Several of the male co-workers seemed to regard the women (same job/same duties/same qualifications, without regard to years of experience) as assistants, as being less interested in advancing their careers, and so on. Note: None of the supervisors, male or female, had this attitude. I noted zero sexism or harassment from anyone in a supervisory position. We were all given opportunity to work on various types of projects, and to take part in educational and training opportunities.
At one point, I worked with a fresh out of college young male who was very attractive, very smart, very personable. Other female colleagues were shocked and skeptical that he was interested in and good at cooking, sewing and design. They were especially attentive towards him. I found this to be very offensive. Male colleagues also speculated about what kinds of conquests he must be making. I also found this very offensive.

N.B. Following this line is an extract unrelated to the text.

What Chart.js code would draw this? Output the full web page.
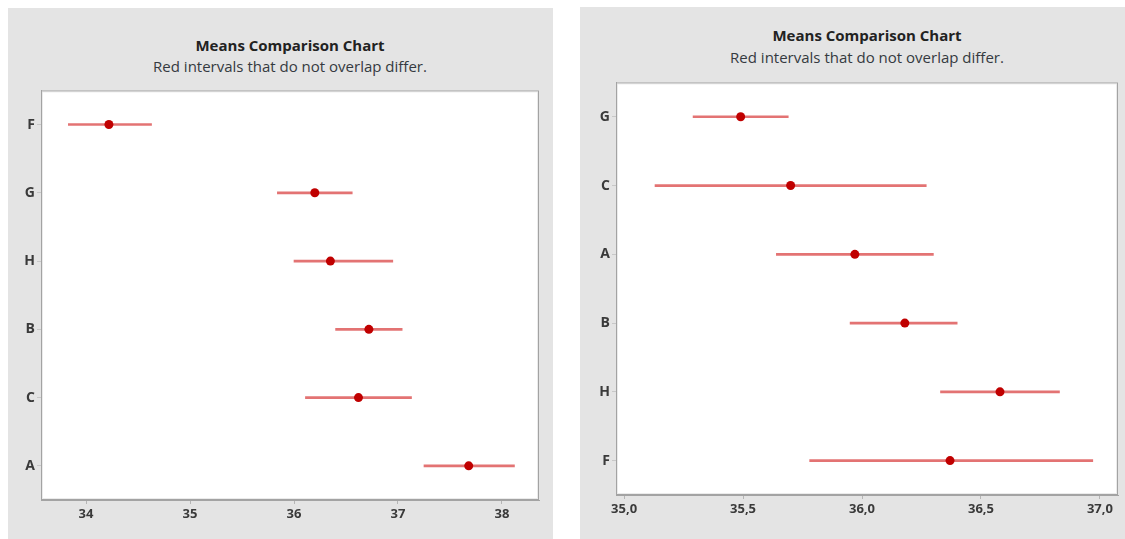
<!DOCTYPE html>
<html>
<head>
<meta charset="utf-8">
<script src="https://cdn.jsdelivr.net/npm/chart.js@4.4.0/dist/chart.umd.min.js"></script>
<style>
  body { margin:0; background:#fff; width:1125px; height:539px; position:relative; overflow:hidden;
         font-family:"Open Sans","Noto Sans",sans-serif; }
  .panel { position:absolute; background:#e4e4e4; }
  .ttl { position:absolute; left:0; text-align:center; font-weight:700; font-size:15px; line-height:20px; color:#222; white-space:nowrap; }
  .sub { position:absolute; left:0; text-align:center; font-size:15px; line-height:20px; color:#353a40; white-space:nowrap; }
  canvas { position:absolute; }
</style>
</head>
<body>
<div class="panel" style="left:8px; top:8px; width:545px; height:531px;"></div>
<div class="panel" style="left:580px; top:7px; width:545px; height:532px;"></div>

<div class="ttl" style="left:41px; width:498px; top:35px;">Means Comparison Chart</div>
<div class="sub" style="left:41px; width:498px; top:56px;">Red intervals that do not overlap differ.</div>
<div class="ttl" style="left:616px; width:502px; top:25px;">Means Comparison Chart</div>
<div class="sub" style="left:616px; width:502px; top:47px;">Red intervals that do not overlap differ.</div>

<canvas id="chartLeft" width="545" height="458" style="left:8px; top:80px;"></canvas>
<canvas id="chartRight" width="545" height="467" style="left:580px; top:72px;"></canvas>

<script>
// --- left chart data ---
const leftCats  = ['F', 'G', 'H', 'B', 'C', 'A'];
const leftMeans = [34.22, 36.20, 36.35, 36.72, 36.62, 37.68];
const leftLow   = [33.83, 35.84, 36.00, 36.40, 36.11, 37.25];
const leftHigh  = [34.63, 36.56, 36.95, 37.04, 37.13, 38.12];
const leftTicks = [34, 35, 36, 37, 38];

// --- right chart data ---
const rightCats  = ['G', 'C', 'A', 'B', 'H', 'F'];
const rightMeans = [35.49, 35.70, 35.97, 36.18, 36.58, 36.37];
const rightLow   = [35.29, 35.13, 35.64, 35.95, 36.33, 35.78];
const rightHigh  = [35.69, 36.27, 36.30, 36.40, 36.83, 36.97];
const rightTicks = [35.0, 35.5, 36.0, 36.5, 37.0];

const intervalColor = 'rgba(222, 90, 90, 0.85)';
const meanColor = '#c00000';
const tickFont = { family: '"Open Sans","Noto Sans",sans-serif', size: 13, weight: '700' };

// white plot area + frame
const plotFrame = {
    id: 'plotFrame',
    beforeDraw(chart) {
        const { ctx, chartArea: a } = chart;
        ctx.save();
        ctx.fillStyle = '#fff';
        ctx.fillRect(a.left, a.top, a.right - a.left, a.bottom - a.top);
        ctx.restore();
    },
    afterDraw(chart) {
        const { ctx, chartArea: a } = chart;
        ctx.save();
        ctx.strokeStyle = 'rgba(0,0,0,0.08)';
        ctx.lineWidth = 1;
        ctx.strokeRect(a.left + 1.5, a.top + 1.5, a.right - a.left - 3, a.bottom - a.top - 3);
        ctx.strokeStyle = '#a3a3a3';
        ctx.strokeRect(a.left + 0.5, a.top + 0.5, a.right - a.left - 1, a.bottom - a.top - 1);
        ctx.restore();
    }
};

function makeChart(id, cats, means, low, high, ticks, xMin, xMax, yWidth, xHeight, padRight, fmt) {
    const ranges = cats.map((c, i) => [low[i], high[i]]);
    return new Chart(document.getElementById(id), {
        type: 'bar',
        data: {
            labels: cats,
            datasets: [
                {
                    type: 'line',
                    indexAxis: 'y',
                    data: means,
                    showLine: false,
                    pointRadius: 4.5,
                    pointHoverRadius: 4.5,
                    pointBackgroundColor: meanColor,
                    pointBorderColor: meanColor,
                    pointBorderWidth: 0,
                    order: 0
                },
                {
                    data: ranges,
                    backgroundColor: intervalColor,
                    borderWidth: 0,
                    barThickness: 2,
                    borderSkipped: false,
                    order: 1
                }
            ]
        },
        options: {
            indexAxis: 'y',
            responsive: false,
            animation: false,
            layout: { padding: { top: 9, right: padRight, left: 0, bottom: 0 } },
            plugins: { legend: { display: false }, tooltip: { enabled: false } },
            scales: {
                x: {
                    type: 'linear',
                    min: xMin,
                    max: xMax,
                    afterBuildTicks: s => { s.ticks = ticks.map(v => ({ value: v })); },
                    afterFit: s => { s.height = xHeight; },
                    grid: { display: true, drawOnChartArea: false, drawTicks: true, tickLength: 4, color: '#b5b5b5' },
                    border: { display: true, color: '#a3a3a3' },
                    ticks: { color: '#3a3a3a', font: tickFont, padding: 2, callback: v => fmt(v), maxRotation: 0 }
                },
                y: {
                    type: 'category',
                    offset: true,
                    afterFit: s => { s.width = yWidth; },
                    grid: { display: true, offset: false, drawOnChartArea: false, drawTicks: true, tickLength: 4, color: '#c8c8c8' },
                    border: { display: true, color: '#a3a3a3' },
                    ticks: { color: '#3a3a3a', font: { ...tickFont, size: 14 }, padding: 2 }
                }
            }
        },
        plugins: [plotFrame]
    });
}

makeChart('chartLeft', leftCats, leftMeans, leftLow, leftHigh, leftTicks,
    33.567, 38.356, 33, 38, 14, v => String(v));
makeChart('chartRight', rightCats, rightMeans, rightLow, rightHigh, rightTicks,
    34.966, 37.076, 36, 44, 7, v => v.toFixed(1).replace('.', ','));
</script>
</body>
</html>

Another older female colleague and I were assumed to be much less computer literate than we were because we were older and female. I often showed younger co-workers how to use some aspects of various programs/functions. Note: I am not particularly computer savvy but I am competent. Note: our job often involved utilizing very specific, specially designed software programs. I was, in fact, much more computer competent than the other older female co-worker but also more computer/tech savvy than several of my male and younger female coworkers.
In my personal experience, the worst and most threatening conduct is only from a small number of persons. But generally, sexism is still quite widespread, in every workplace and in every industry. The last several instances were at an employer who is regularly ranked in the top 100 workplaces in the US.